All that you manage to show is that, starting with any enumeration, you can obtain an infinite regress of other enumerations, each of which is adding a binary sequence that the previous one is missing. So? All you end up showing is there will be infinitely many enumerations that are all incomplete (we know they are all incomplete, since we already proved that every enumeration is incomplete). Indeed, adding one missing binary sequence to the old enumeration does not mean that the new enumeration is complete, since the old enumeration could be missing binary sequences other than the one pointed out by the diagonalization. In fact, since all of the enumerations in the infinite regress of enumerations will be incomplete, we know that any starting enumeration must be missing infinitely many binary sequences from the get-go. So ... if your argument shows anything of interest, it is merely that.

As an analogy as to what is going here, consider this.

Suppose we prove that there is no finite list of all the numbers. Ok, suppose I take any finite list of natural numbers. Well, then I can point to a number that cannot be on that list: namely, the number that is the highest number on that list plus $1$. This has to be a number ... but clearly it cannot be on the list. So, the list is not complete. So, any finite list of natural numbers cannot be a complete list of all natural numbers.

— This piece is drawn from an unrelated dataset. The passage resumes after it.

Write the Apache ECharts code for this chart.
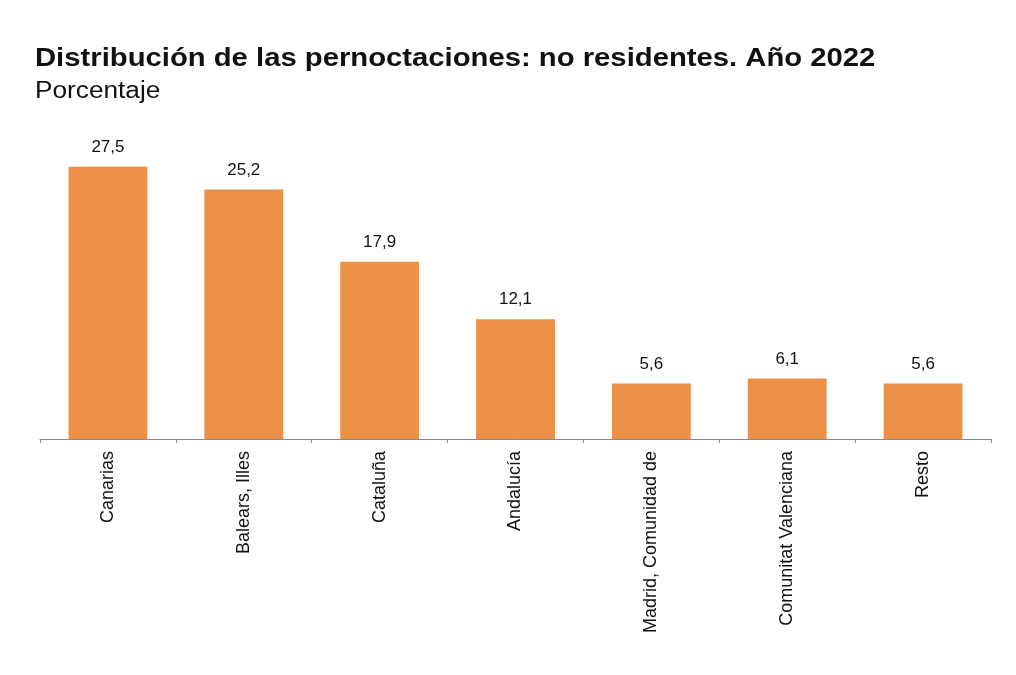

Now, you say: But wait! Now that you have number identified to not be one the original list, you can add it to that original list, and so it will have that number (and still be a finite list too!) ... and while that new list will be missing some other number, I could add that number too. So ... at the very least don't you get an infinite regress, with one person pointing out missing numbers, but with a second person that just keeps adding those missing numbers? And so why would the former person 'win' in claiming that there will never be a complete listing? Why couldn't the second person claim that any missing number, as claimed to be missing by the first person, can always be added?

Well, again, here's the thing: yes, the process of trying to get a complete listing and adding any missing numbers can indeed go on indefinitely. But, since we already showed (with one simple proof) that any finite list will be missing certain numbers, all of the lists in this infinitely regress of ever-growing (but always-finite) lists will be incomplete. So, all that you are showing with this infinite regress is:

  1. That there are infinitely many finite lists that do not all numbers ... but that is not surprising: of course there are infinitely many incomplete finite lists: $1$ is not complete, $1,2$ is not complete, $1,2,3$ is not complete, etc.

  2. That any incomplete list must be missing not just one, but in fact an infinite number of numbers (since the infinite regress is indefinitely adding numbers to the original list and yet never coming to a complete listing ... but again, that is not surprising: any finite list of natural numbers is indeed missing infinite many numbers.